----- Records to process -----

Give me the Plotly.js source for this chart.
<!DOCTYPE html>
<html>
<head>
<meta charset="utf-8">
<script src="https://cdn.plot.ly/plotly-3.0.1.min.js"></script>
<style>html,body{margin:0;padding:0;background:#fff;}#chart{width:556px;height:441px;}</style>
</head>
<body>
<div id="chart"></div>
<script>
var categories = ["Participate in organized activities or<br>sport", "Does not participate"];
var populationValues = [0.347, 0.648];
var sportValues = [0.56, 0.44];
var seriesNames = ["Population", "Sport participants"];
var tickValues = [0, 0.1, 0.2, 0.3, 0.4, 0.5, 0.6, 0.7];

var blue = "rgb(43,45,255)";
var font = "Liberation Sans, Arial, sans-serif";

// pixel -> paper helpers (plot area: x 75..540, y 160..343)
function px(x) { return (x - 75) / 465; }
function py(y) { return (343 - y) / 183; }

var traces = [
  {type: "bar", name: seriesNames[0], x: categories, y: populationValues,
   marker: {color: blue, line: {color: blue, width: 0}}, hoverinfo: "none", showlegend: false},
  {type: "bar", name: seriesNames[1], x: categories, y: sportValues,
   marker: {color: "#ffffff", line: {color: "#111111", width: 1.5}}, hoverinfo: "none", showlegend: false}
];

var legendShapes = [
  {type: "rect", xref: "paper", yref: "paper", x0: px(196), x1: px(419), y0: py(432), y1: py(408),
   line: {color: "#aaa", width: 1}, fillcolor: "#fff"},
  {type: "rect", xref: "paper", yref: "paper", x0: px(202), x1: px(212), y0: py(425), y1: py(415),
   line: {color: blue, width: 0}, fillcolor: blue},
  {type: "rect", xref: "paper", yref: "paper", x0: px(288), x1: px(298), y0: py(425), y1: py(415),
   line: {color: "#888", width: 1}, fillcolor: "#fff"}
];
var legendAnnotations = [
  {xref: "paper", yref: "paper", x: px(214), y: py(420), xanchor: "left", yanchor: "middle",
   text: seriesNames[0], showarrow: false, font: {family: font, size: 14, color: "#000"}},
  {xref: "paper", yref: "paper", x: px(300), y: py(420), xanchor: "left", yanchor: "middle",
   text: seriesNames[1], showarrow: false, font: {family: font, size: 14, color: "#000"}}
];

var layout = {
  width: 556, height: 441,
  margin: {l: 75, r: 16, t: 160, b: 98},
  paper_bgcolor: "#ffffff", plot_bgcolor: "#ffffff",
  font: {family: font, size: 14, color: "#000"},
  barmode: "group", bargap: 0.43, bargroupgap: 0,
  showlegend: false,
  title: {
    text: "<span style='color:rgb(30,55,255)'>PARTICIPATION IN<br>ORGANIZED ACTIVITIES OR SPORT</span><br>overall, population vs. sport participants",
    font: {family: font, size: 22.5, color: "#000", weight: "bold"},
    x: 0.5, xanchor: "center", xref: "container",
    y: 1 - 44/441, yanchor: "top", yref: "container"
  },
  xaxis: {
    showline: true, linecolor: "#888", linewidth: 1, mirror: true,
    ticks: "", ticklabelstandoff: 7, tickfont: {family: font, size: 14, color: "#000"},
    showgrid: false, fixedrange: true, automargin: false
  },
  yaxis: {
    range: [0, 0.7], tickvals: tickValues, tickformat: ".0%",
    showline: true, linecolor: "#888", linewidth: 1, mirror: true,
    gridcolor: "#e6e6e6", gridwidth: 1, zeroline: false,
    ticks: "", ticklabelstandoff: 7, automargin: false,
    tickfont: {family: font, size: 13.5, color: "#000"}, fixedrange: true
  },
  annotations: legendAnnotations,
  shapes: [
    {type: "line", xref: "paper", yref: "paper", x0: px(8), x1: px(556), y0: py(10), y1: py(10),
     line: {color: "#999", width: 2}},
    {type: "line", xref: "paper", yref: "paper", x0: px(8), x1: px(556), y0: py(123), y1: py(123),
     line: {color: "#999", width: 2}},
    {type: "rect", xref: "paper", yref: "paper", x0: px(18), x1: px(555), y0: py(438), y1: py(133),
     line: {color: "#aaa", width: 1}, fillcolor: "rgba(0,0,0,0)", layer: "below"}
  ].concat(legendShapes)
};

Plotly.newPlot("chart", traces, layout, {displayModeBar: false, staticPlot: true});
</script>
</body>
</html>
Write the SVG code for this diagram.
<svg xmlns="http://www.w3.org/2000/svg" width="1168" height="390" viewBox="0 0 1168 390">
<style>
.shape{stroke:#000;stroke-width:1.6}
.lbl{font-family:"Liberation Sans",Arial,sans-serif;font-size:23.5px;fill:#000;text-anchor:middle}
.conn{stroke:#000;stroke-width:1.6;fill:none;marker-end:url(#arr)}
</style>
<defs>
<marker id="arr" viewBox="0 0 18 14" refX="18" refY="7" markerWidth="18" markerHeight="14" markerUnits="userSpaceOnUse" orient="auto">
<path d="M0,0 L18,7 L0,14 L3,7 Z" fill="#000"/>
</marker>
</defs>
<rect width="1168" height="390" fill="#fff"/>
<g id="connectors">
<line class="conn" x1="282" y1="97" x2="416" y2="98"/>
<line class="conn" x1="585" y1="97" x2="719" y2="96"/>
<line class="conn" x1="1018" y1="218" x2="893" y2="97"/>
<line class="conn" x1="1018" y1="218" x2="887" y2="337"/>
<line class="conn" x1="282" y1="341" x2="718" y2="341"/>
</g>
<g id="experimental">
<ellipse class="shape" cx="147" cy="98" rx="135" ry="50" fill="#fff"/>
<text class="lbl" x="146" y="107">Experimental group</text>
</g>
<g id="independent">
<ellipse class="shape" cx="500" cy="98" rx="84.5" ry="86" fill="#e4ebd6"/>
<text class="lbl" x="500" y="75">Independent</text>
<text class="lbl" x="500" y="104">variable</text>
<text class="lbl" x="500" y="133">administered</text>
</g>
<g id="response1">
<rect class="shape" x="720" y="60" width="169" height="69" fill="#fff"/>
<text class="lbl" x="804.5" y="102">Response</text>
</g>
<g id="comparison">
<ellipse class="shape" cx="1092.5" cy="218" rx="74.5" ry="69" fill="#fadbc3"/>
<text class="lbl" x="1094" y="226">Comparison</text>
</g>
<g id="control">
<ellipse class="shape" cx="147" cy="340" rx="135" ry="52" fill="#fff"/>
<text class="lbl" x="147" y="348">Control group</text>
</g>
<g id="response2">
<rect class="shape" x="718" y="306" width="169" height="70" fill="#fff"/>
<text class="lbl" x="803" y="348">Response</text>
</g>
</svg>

-----

## [Direction]
Reproduce the material in full, with no word added or dropped.

## [Problem solution]
Give me the Plotly.js source for this chart.
<!DOCTYPE html>
<html>
<head>
<meta charset="utf-8">
<script src="https://cdn.plot.ly/plotly-3.0.1.min.js"></script>
<style>html,body{margin:0;padding:0;background:#fff;}#chart{width:556px;height:441px;}</style>
</head>
<body>
<div id="chart"></div>
<script>
var categories = ["Participate in organized activities or<br>sport", "Does not participate"];
var populationValues = [0.347, 0.648];
var sportValues = [0.56, 0.44];
var seriesNames = ["Population", "Sport participants"];
var tickValues = [0, 0.1, 0.2, 0.3, 0.4, 0.5, 0.6, 0.7];

var blue = "rgb(43,45,255)";
var font = "Liberation Sans, Arial, sans-serif";

// pixel -> paper helpers (plot area: x 75..540, y 160..343)
function px(x) { return (x - 75) / 465; }
function py(y) { return (343 - y) / 183; }

var traces = [
  {type: "bar", name: seriesNames[0], x: categories, y: populationValues,
   marker: {color: blue, line: {color: blue, width: 0}}, hoverinfo: "none", showlegend: false},
  {type: "bar", name: seriesNames[1], x: categories, y: sportValues,
   marker: {color: "#ffffff", line: {color: "#111111", width: 1.5}}, hoverinfo: "none", showlegend: false}
];

var legendShapes = [
  {type: "rect", xref: "paper", yref: "paper", x0: px(196), x1: px(419), y0: py(432), y1: py(408),
   line: {color: "#aaa", width: 1}, fillcolor: "#fff"},
  {type: "rect", xref: "paper", yref: "paper", x0: px(202), x1: px(212), y0: py(425), y1: py(415),
   line: {color: blue, width: 0}, fillcolor: blue},
  {type: "rect", xref: "paper", yref: "paper", x0: px(288), x1: px(298), y0: py(425), y1: py(415),
   line: {color: "#888", width: 1}, fillcolor: "#fff"}
];
var legendAnnotations = [
  {xref: "paper", yref: "paper", x: px(214), y: py(420), xanchor: "left", yanchor: "middle",
   text: seriesNames[0], showarrow: false, font: {family: font, size: 14, color: "#000"}},
  {xref: "paper", yref: "paper", x: px(300), y: py(420), xanchor: "left", yanchor: "middle",
   text: seriesNames[1], showarrow: false, font: {family: font, size: 14, color: "#000"}}
];

var layout = {
  width: 556, height: 441,
  margin: {l: 75, r: 16, t: 160, b: 98},
  paper_bgcolor: "#ffffff", plot_bgcolor: "#ffffff",
  font: {family: font, size: 14, color: "#000"},
  barmode: "group", bargap: 0.43, bargroupgap: 0,
  showlegend: false,
  title: {
    text: "<span style='color:rgb(30,55,255)'>PARTICIPATION IN<br>ORGANIZED ACTIVITIES OR SPORT</span><br>overall, population vs. sport participants",
    font: {family: font, size: 22.5, color: "#000", weight: "bold"},
    x: 0.5, xanchor: "center", xref: "container",
    y: 1 - 44/441, yanchor: "top", yref: "container"
  },
  xaxis: {
    showline: true, linecolor: "#888", linewidth: 1, mirror: true,
    ticks: "", ticklabelstandoff: 7, tickfont: {family: font, size: 14, color: "#000"},
    showgrid: false, fixedrange: true, automargin: false
  },
  yaxis: {
    range: [0, 0.7], tickvals: tickValues, tickformat: ".0%",
    showline: true, linecolor: "#888", linewidth: 1, mirror: true,
    gridcolor: "#e6e6e6", gridwidth: 1, zeroline: false,
    ticks: "", ticklabelstandoff: 7, automargin: false,
    tickfont: {family: font, size: 13.5, color: "#000"}, fixedrange: true
  },
  annotations: legendAnnotations,
  shapes: [
    {type: "line", xref: "paper", yref: "paper", x0: px(8), x1: px(556), y0: py(10), y1: py(10),
     line: {color: "#999", width: 2}},
    {type: "line", xref: "paper", yref: "paper", x0: px(8), x1: px(556), y0: py(123), y1: py(123),
     line: {color: "#999", width: 2}},
    {type: "rect", xref: "paper", yref: "paper", x0: px(18), x1: px(555), y0: py(438), y1: py(133),
     line: {color: "#aaa", width: 1}, fillcolor: "rgba(0,0,0,0)", layer: "below"}
  ].concat(legendShapes)
};

Plotly.newPlot("chart", traces, layout, {displayModeBar: false, staticPlot: true});
</script>
</body>
</html>
Write the SVG code for this diagram.
<svg xmlns="http://www.w3.org/2000/svg" width="1168" height="390" viewBox="0 0 1168 390">
<style>
.shape{stroke:#000;stroke-width:1.6}
.lbl{font-family:"Liberation Sans",Arial,sans-serif;font-size:23.5px;fill:#000;text-anchor:middle}
.conn{stroke:#000;stroke-width:1.6;fill:none;marker-end:url(#arr)}
</style>
<defs>
<marker id="arr" viewBox="0 0 18 14" refX="18" refY="7" markerWidth="18" markerHeight="14" markerUnits="userSpaceOnUse" orient="auto">
<path d="M0,0 L18,7 L0,14 L3,7 Z" fill="#000"/>
</marker>
</defs>
<rect width="1168" height="390" fill="#fff"/>
<g id="connectors">
<line class="conn" x1="282" y1="97" x2="416" y2="98"/>
<line class="conn" x1="585" y1="97" x2="719" y2="96"/>
<line class="conn" x1="1018" y1="218" x2="893" y2="97"/>
<line class="conn" x1="1018" y1="218" x2="887" y2="337"/>
<line class="conn" x1="282" y1="341" x2="718" y2="341"/>
</g>
<g id="experimental">
<ellipse class="shape" cx="147" cy="98" rx="135" ry="50" fill="#fff"/>
<text class="lbl" x="146" y="107">Experimental group</text>
</g>
<g id="independent">
<ellipse class="shape" cx="500" cy="98" rx="84.5" ry="86" fill="#e4ebd6"/>
<text class="lbl" x="500" y="75">Independent</text>
<text class="lbl" x="500" y="104">variable</text>
<text class="lbl" x="500" y="133">administered</text>
</g>
<g id="response1">
<rect class="shape" x="720" y="60" width="169" height="69" fill="#fff"/>
<text class="lbl" x="804.5" y="102">Response</text>
</g>
<g id="comparison">
<ellipse class="shape" cx="1092.5" cy="218" rx="74.5" ry="69" fill="#fadbc3"/>
<text class="lbl" x="1094" y="226">Comparison</text>
</g>
<g id="control">
<ellipse class="shape" cx="147" cy="340" rx="135" ry="52" fill="#fff"/>
<text class="lbl" x="147" y="348">Control group</text>
</g>
<g id="response2">
<rect class="shape" x="718" y="306" width="169" height="70" fill="#fff"/>
<text class="lbl" x="803" y="348">Response</text>
</g>
</svg>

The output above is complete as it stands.